JORGE L. CASTAÑEDA
Recuerdo con claridad la vez primera que escuché una canción que, de manera fortuita, me enteró sobre el Movimiento Estudiantil de 1968, fue la primera vez que escuché sobre el tema. No lo supe en la escuela, ni tampoco en un libro; el tema surgió en una reunión de amigos allá por el año 2003, a propósito de una canción que sonaba (“Nada pasó” de Panteón Rococó) a grandes decibeles en una calle del Municipio de Loreto, específicamente en un jardín que se encuentra en la calle Ferrocarril S. ¡ah qué recuerdos!, ese fue explícitamente uno de los momentos donde, como adolescente, interioricé a través de la sorpresa lo mucho que una canción compartía, sin necesidad de explicar nada. Entendí a propósito de las asignaturas que teníamos en la “secu” que la música comparte historia, la transforma, la emociona y hoy, incluso, estoy convencido que la convierte en identidad.
El motivo que inspira la presente columna fue la lectura de un avance de proyecto de investigación de una estudiante de posgrado del CAM en Zacatecas que se encuentra inquita sobre un tema que pretende vincular la retórica musical y la identidad nacional a partir del análisis del Movimiento Estudiantil de 1968. Aprovechando, les comparto y pongo a su consideración un breve ejercicio reflexivo al respecto.
La música que emergió en torno al 68 mexicano, considero que no fue un simple acompañamiento sonoro de la protesta. Fue parte integral de la forma en que una generación se pensó a sí misma (representación social) y de cómo se enfrentó al gobierno de un país que había prometido justicia social y que terminó mostrando un rostro opuesto. Las canciones de protesta, las adaptaciones en sus diversos géneros, las composiciones populares anónimas (muchas veces censuradas o invisibilizadas) sirvieron para nombrar lo innombrable, para resistir sin armas, para entretejer comunidad en la incertidumbre.
En este sentido, y desde de mi perspectiva, pienso que hablar de música es un tema amplio, es hablar de emociones, sentimientos, pero también de política, de sociedad, de cultura, de identidad individual y colectiva. Sobre el caso de 1968, después de este movimiento, las canciones que se crearon sobre el tema, fungieron como elementos de memoria y conciencia histórica, heredadas de generación en generación. Para mí, esas canciones no solo evocan una época; recuerdan una manera distinta de ser mexicano, una identidad nacional que no se construyó desde los discursos institucionales, sino desde la calle.

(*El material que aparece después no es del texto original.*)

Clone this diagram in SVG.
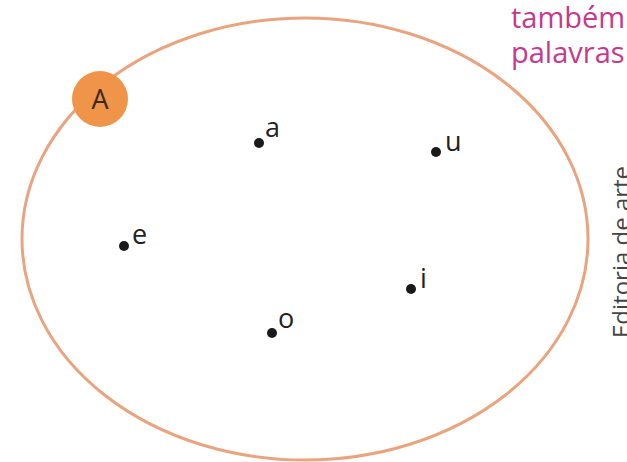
<svg xmlns="http://www.w3.org/2000/svg" width="627" height="462" viewBox="0 0 627 462">
<style>
.lbl{font-family:"Open Sans","Noto Sans",sans-serif;font-size:27px;fill:#222}
.dot{fill:#1a1a1a}
.pink{font-family:"Open Sans","Noto Sans",sans-serif;font-size:29px;fill:#C43A8E}
</style>
<rect width="627" height="462" fill="#ffffff"/>
<text class="pink" x="511" y="28">também</text>
<text class="pink" x="511" y="63">palavras</text>
<text x="630" y="338" transform="rotate(-90 630 338)" font-family="Open Sans, Noto Sans, sans-serif" font-size="24" fill="#444">Editoria de arte</text>
<g id="set">
<ellipse cx="305" cy="239" rx="283" ry="221" fill="none" stroke="#E9A47F" stroke-width="3"/>
</g>
<g id="labelA">
<circle cx="100" cy="99" r="28" fill="#F0944A"/>
<text x="100" y="109" text-anchor="middle" font-family="Open Sans, Noto Sans, sans-serif" font-size="27" fill="#3a2a1a">A</text>
</g>
<g id="a"><circle class="dot" cx="259" cy="143" r="5"/><text class="lbl" x="265" y="137">a</text></g>
<g id="u"><circle class="dot" cx="436" cy="152" r="5"/><text class="lbl" x="445" y="151">u</text></g>
<g id="e"><circle class="dot" cx="124" cy="246" r="5"/><text class="lbl" x="132" y="244">e</text></g>
<g id="i"><circle class="dot" cx="411" cy="289" r="5"/><text class="lbl" x="420" y="288">i</text></g>
<g id="o"><circle class="dot" cx="272" cy="333" r="5"/><text class="lbl" x="278" y="328">o</text></g>
</svg>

Con toda su complejidad, este moviente alteró la noción de patria. Ya no bastaron los símbolos oficiales como el himno, la bandera, el desfile del 16 de septiembre. La nación también se encontraba en las voces que cantaban contra la represión, en las letras que exigían libertad, en los versos que denunciaban el silencio impuesto. Aquellas canciones cuestionaron el relato nacional dominante y lo ampliaron, lo ensancharon, lo llenaron de matices. En pocas palabras, la música del 68, así como de otros movimientos, considero que han dejado y seguirán dejando un precedente que muestra el hecho de que la patria también puede doler, pero que precisamente por eso merece ser defendida.
Es común que, a la música, en la escuela, se la trate como una anécdota, como una curiosidad cultural, cuando en realidad pienso que es una herramienta retórica poderosamente didáctica: capaz de persuadir, de movilizar, de generar conciencia crítica. No es exagerado decir que, para muchos, la música fue y es la forma más segura de hablar cuando hablar era o es peligroso. ¡Hasta la próxima!